Hi ,
Tomorrow is Groundhog Day, and what better way to celebrate than to watch (or rewatch) the Bill Murray movie of the same name - which also happens to be a fantastic example of reinforcement learning.
Reinforcement learning is learning through experience, which is exactly what Bill Murray's character does in Groundhog Day.
For those readers who haven't seen the movie in the 30+ years since its release (*Spoiler Alert*), while on assignment in Punxatawney Pennsylvania, home of the titular groundhog,
Murray is caught in a time-loop and forced to relive February 2nd again and again. Fans of the movie estimate Murray relives the day over 12,000 times (equivalent to around 33 years) before he escapes the loop.
With reinforcement learning, an agent (i.e. computer) also interacts with an environment again and again - often engaging in thousands of "episodes" before completing its
training.
The actions of Murray in Groundhog Day can be divided into various stages. At first, Murray explores the world where he is trapped and exploits the knowledge he gathers to manipulate it to his advantage. However, after realising this approach is only leading to misery and despair, Murray ultimately turns his attention to gaining the knowledge and skills needed to
make himself a better person, and uses this knowledge to benefit others.

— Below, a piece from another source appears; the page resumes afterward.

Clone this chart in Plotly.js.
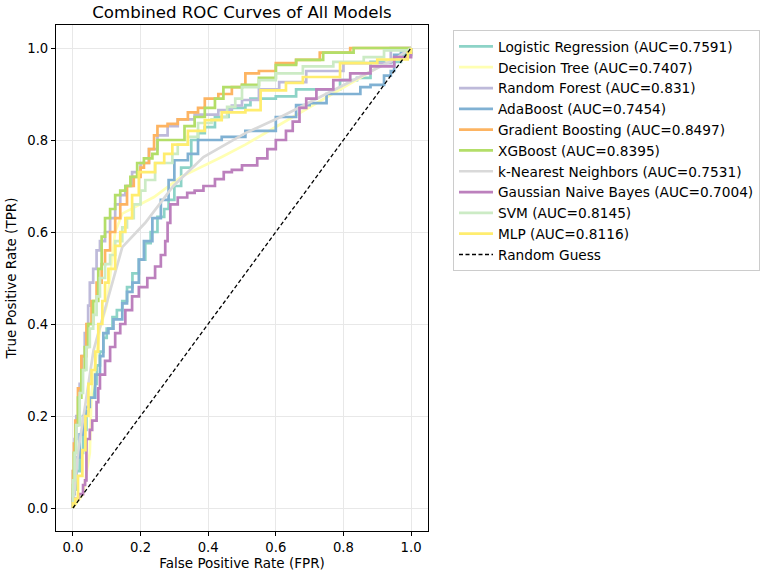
<!DOCTYPE html>
<html>
<head>
<meta charset="utf-8">
<script src="https://cdn.plot.ly/plotly-3.0.1.min.js"></script>
<style>html,body{margin:0;padding:0;background:#fff;}#chart{width:767px;height:576px;}</style>
</head>
<body>
<div id="chart"></div>
<script>
// ---- Data ----
const lrFpr = [0, 0, 0.01, 0.02, 0.03, 0.04, 0.05, 0.06, 0.07, 0.08, 0.09, 0.10, 0.117, 0.13, 0.146, 0.16, 0.176, 0.195, 0.214, 0.23, 0.25, 0.27, 0.283, 0.30, 0.32, 0.35, 0.37, 0.39, 0.42, 0.46, 0.51, 0.525, 0.6, 0.66, 0.73, 0.79, 0.84, 0.88, 0.94, 0.97, 1.0];
const lrTpr = [0, 0.04, 0.08, 0.12, 0.17, 0.21, 0.24, 0.27, 0.31, 0.34, 0.37, 0.39, 0.415, 0.43, 0.45, 0.48, 0.51, 0.54, 0.576, 0.60, 0.633, 0.65, 0.67, 0.70, 0.74, 0.80, 0.815, 0.828, 0.85, 0.87, 0.876, 0.89, 0.895, 0.91, 0.91, 0.93, 0.935, 0.97, 0.97, 0.985, 1.0];

const dtFpr = [0, 0.03, 0.05, 0.055, 0.08, 0.10, 0.125, 0.146, 0.24, 0.32, 0.44, 0.51, 1.0];
const dtTpr = [0, 0.03, 0.12, 0.25, 0.39, 0.44, 0.60, 0.64, 0.676, 0.72, 0.763, 0.79, 1.0];

const rfFpr = [0, 0, 0.005, 0.01, 0.02, 0.027, 0.035, 0.045, 0.05, 0.06, 0.07, 0.08, 0.095, 0.11, 0.125, 0.14, 0.155, 0.175, 0.2, 0.225, 0.25, 0.28, 0.31, 0.36, 0.43, 0.47, 0.5, 0.55, 0.61, 0.69, 0.8, 0.94, 1.0];
const rfTpr = [0, 0.08, 0.15, 0.2, 0.27, 0.33, 0.38, 0.44, 0.49, 0.52, 0.56, 0.58, 0.60, 0.63, 0.66, 0.68, 0.70, 0.73, 0.75, 0.78, 0.81, 0.83, 0.845, 0.855, 0.865, 0.875, 0.887, 0.91, 0.926, 0.95, 0.967, 1.0, 1.0];

const adaFpr = [0, 0, 0.005, 0.01, 0.02, 0.03, 0.037, 0.05, 0.066, 0.08, 0.09, 0.105, 0.12, 0.146, 0.16, 0.176, 0.195, 0.21, 0.235, 0.26, 0.283, 0.3, 0.34, 0.37, 0.44, 0.51, 0.555, 0.6, 0.66, 0.7, 0.75, 0.8, 0.85, 0.88, 0.92, 0.94, 0.95, 0.97, 1.0];
const adaTpr = [0, 0.03, 0.07, 0.11, 0.16, 0.2, 0.22, 0.24, 0.29, 0.33, 0.38, 0.39, 0.41, 0.445, 0.47, 0.49, 0.54, 0.58, 0.63, 0.67, 0.713, 0.756, 0.77, 0.80, 0.807, 0.82, 0.82, 0.85, 0.876, 0.88, 0.90, 0.90, 0.915, 0.92, 0.94, 0.95, 0.985, 0.99, 1.0];

const gbFpr = [0, 0, 0.003, 0.007, 0.015, 0.025, 0.04, 0.055, 0.07, 0.085, 0.095, 0.11, 0.125, 0.14, 0.16, 0.18, 0.2, 0.21, 0.225, 0.24, 0.25, 0.28, 0.31, 0.34, 0.37, 0.39, 0.43, 0.47, 0.5, 0.51, 0.55, 0.6, 0.66, 0.73, 0.82, 1.0];
const gbTpr = [0, 0.08, 0.14, 0.19, 0.26, 0.33, 0.40, 0.45, 0.49, 0.53, 0.56, 0.60, 0.63, 0.66, 0.70, 0.72, 0.74, 0.75, 0.78, 0.81, 0.83, 0.835, 0.845, 0.86, 0.87, 0.89, 0.90, 0.915, 0.92, 0.945, 0.95, 0.967, 0.974, 0.99, 1.0, 1.0];

const xgbFpr = [0, 0, 0.003, 0.008, 0.015, 0.025, 0.035, 0.045, 0.06, 0.075, 0.085, 0.095, 0.11, 0.125, 0.14, 0.155, 0.17, 0.19, 0.21, 0.235, 0.25, 0.31, 0.33, 0.36, 0.39, 0.42, 0.445, 0.5, 0.55, 0.6, 0.66, 0.74, 0.83, 1.0];
const xgbTpr = [0, 0.05, 0.12, 0.18, 0.24, 0.30, 0.35, 0.40, 0.45, 0.52, 0.59, 0.63, 0.65, 0.68, 0.69, 0.70, 0.72, 0.75, 0.76, 0.77, 0.80, 0.80, 0.83, 0.85, 0.87, 0.89, 0.915, 0.92, 0.935, 0.963, 0.974, 0.99, 1.0, 1.0];

const knnFpr = [0, 0.015, 0.061, 0.146, 0.214, 0.297, 0.386, 0.51, 0.614, 0.95, 1.0];
const knnTpr = [0, 0.12, 0.343, 0.567, 0.62, 0.70, 0.763, 0.815, 0.85, 0.975, 1.0];

const gnbFpr = [0, 0, 0.016, 0.03, 0.036, 0.04, 0.05, 0.057, 0.07, 0.075, 0.08, 0.095, 0.11, 0.125, 0.14, 0.155, 0.175, 0.195, 0.22, 0.243, 0.26, 0.273, 0.28, 0.288, 0.31, 0.338, 0.36, 0.386, 0.42, 0.446, 0.47, 0.5, 0.545, 0.575, 0.6, 0.63, 0.65, 0.67, 0.69, 0.72, 0.77, 0.82, 0.88, 0.95, 1.0];
const gnbTpr = [0, 0.02, 0.03, 0.05, 0.06, 0.15, 0.17, 0.19, 0.23, 0.26, 0.29, 0.32, 0.35, 0.38, 0.40, 0.43, 0.46, 0.48, 0.50, 0.525, 0.55, 0.58, 0.62, 0.66, 0.675, 0.685, 0.69, 0.70, 0.715, 0.73, 0.735, 0.745, 0.76, 0.78, 0.80, 0.82, 0.84, 0.87, 0.89, 0.91, 0.93, 0.945, 0.96, 0.98, 1.0];

const svmFpr = [0, 0, 0.005, 0.01, 0.02, 0.03, 0.04, 0.05, 0.06, 0.07, 0.08, 0.095, 0.11, 0.125, 0.146, 0.16, 0.18, 0.2, 0.214, 0.243, 0.294, 0.31, 0.34, 0.37, 0.41, 0.44, 0.456, 0.48, 0.5, 0.55, 0.6, 0.68, 0.77, 0.86, 0.92, 1.0];
const svmTpr = [0, 0.06, 0.12, 0.18, 0.25, 0.30, 0.35, 0.39, 0.42, 0.46, 0.50, 0.53, 0.55, 0.58, 0.61, 0.63, 0.66, 0.69, 0.713, 0.75, 0.77, 0.79, 0.807, 0.837, 0.845, 0.85, 0.872, 0.89, 0.915, 0.93, 0.945, 0.96, 0.97, 0.98, 0.995, 1.0];

const mlpFpr = [0, 0, 0.007, 0.015, 0.028, 0.037, 0.046, 0.055, 0.066, 0.075, 0.087, 0.095, 0.105, 0.125, 0.14, 0.155, 0.175, 0.195, 0.243, 0.27, 0.294, 0.34, 0.39, 0.44, 0.51, 0.555, 0.63, 0.68, 0.79, 0.9, 0.99, 1.0];
const mlpTpr = [0, 0.01, 0.02, 0.07, 0.126, 0.20, 0.27, 0.30, 0.34, 0.40, 0.45, 0.49, 0.52, 0.57, 0.60, 0.63, 0.68, 0.73, 0.75, 0.77, 0.79, 0.82, 0.843, 0.86, 0.865, 0.908, 0.924, 0.937, 0.967, 0.975, 0.99, 1.0];

const guessX = [0, 1];
const guessY = [0, 1];

const modelNames = ["Logistic Regression (AUC=0.7591)", "Decision Tree (AUC=0.7407)", "Random Forest (AUC=0.831)", "AdaBoost (AUC=0.7454)", "Gradient Boosting (AUC=0.8497)", "XGBoost (AUC=0.8395)", "k-Nearest Neighbors (AUC=0.7531)", "Gaussian Naive Bayes (AUC=0.7004)", "SVM (AUC=0.8145)", "MLP (AUC=0.8116)"];
const modelColors = ["#8dd3c7", "#ffffb3", "#bebada", "#80b1d3", "#fdb462", "#b3de69", "#d9d9d9", "#bc80bd", "#ccebc5", "#ffed6f"];
const modelShapes = ["hv", "linear", "hv", "hv", "hv", "hv", "linear", "hv", "hv", "hv"];
const xs = [lrFpr, dtFpr, rfFpr, adaFpr, gbFpr, xgbFpr, knnFpr, gnbFpr, svmFpr, mlpFpr];
const ys = [lrTpr, dtTpr, rfTpr, adaTpr, gbTpr, xgbTpr, knnTpr, gnbTpr, svmTpr, mlpTpr];

const traces = modelNames.map((n, i) => ({
  x: xs[i], y: ys[i], type: 'scatter', mode: 'lines', name: n,
  line: {color: modelColors[i], width: 2.7, shape: modelShapes[i]}
}));
traces.push({x: guessX, y: guessY, type: 'scatter', mode: 'lines', name: 'Random Guess',
  line: {color: '#000000', width: 1.3, dash: '4px,2.5px'}});

const fontFam = 'DejaVu Sans, sans-serif';
const axisCommon = {
  range: [-0.05, 1.05], tickvals: [0, 0.2, 0.4, 0.6, 0.8, 1.0], tickformat: '.1f',
  showline: true, mirror: true, linecolor: '#000', linewidth: 1.1,
  ticks: 'outside', ticklen: 4, tickwidth: 1, tickcolor: '#000',
  showgrid: true, gridcolor: '#e8e8e8', gridwidth: 1, zeroline: false,
  tickfont: {family: fontFam, size: 13.2, color: '#000'}
};

const layout = {
  width: 767, height: 576,
  margin: {l: 56, r: 339, t: 25, b: 45},
  paper_bgcolor: '#fff', plot_bgcolor: '#fff',
  font: {family: fontFam, color: '#000'},
  title: {text: 'Combined ROC Curves of All Models', font: {family: fontFam, size: 16.6, color: '#000'},
    x: 0.5, xref: 'paper', xanchor: 'center', y: 1 - 12/576, yref: 'container', yanchor: 'middle'},
  xaxis: Object.assign({}, axisCommon, {title: {text: 'False Positive Rate (FPR)', font: {family: fontFam, size: 13.5}, standoff: 4}}),
  yaxis: Object.assign({}, axisCommon, {title: {text: 'True Positive Rate (TPR)', font: {family: fontFam, size: 13.5}, standoff: 7}}),
  showlegend: true,
  legend: {xref: 'container', yref: 'container', x: 453/767, xanchor: 'left', y: 1 - 30/576, yanchor: 'top',
    bgcolor: '#fff', itemwidth: 34,
    bordercolor: '#cccccc', borderwidth: 1, font: {family: fontFam, size: 13.7, color: '#000'}}
};

Plotly.newPlot('chart', traces, layout, {displayModeBar: false, staticPlot: true});
</script>
</body>
</html>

The training of a reinforcement learning agent can also be divided into stages: exploration, in which the agent interacts with the environment to gain knowledge of it, and exploitation, where the agent uses what it has learned to maximise its reward.
Groundhog Day ultimately ends with Murray living the perfect day. He wakes to find it is now February 3rd and he has finally escaped the time loop.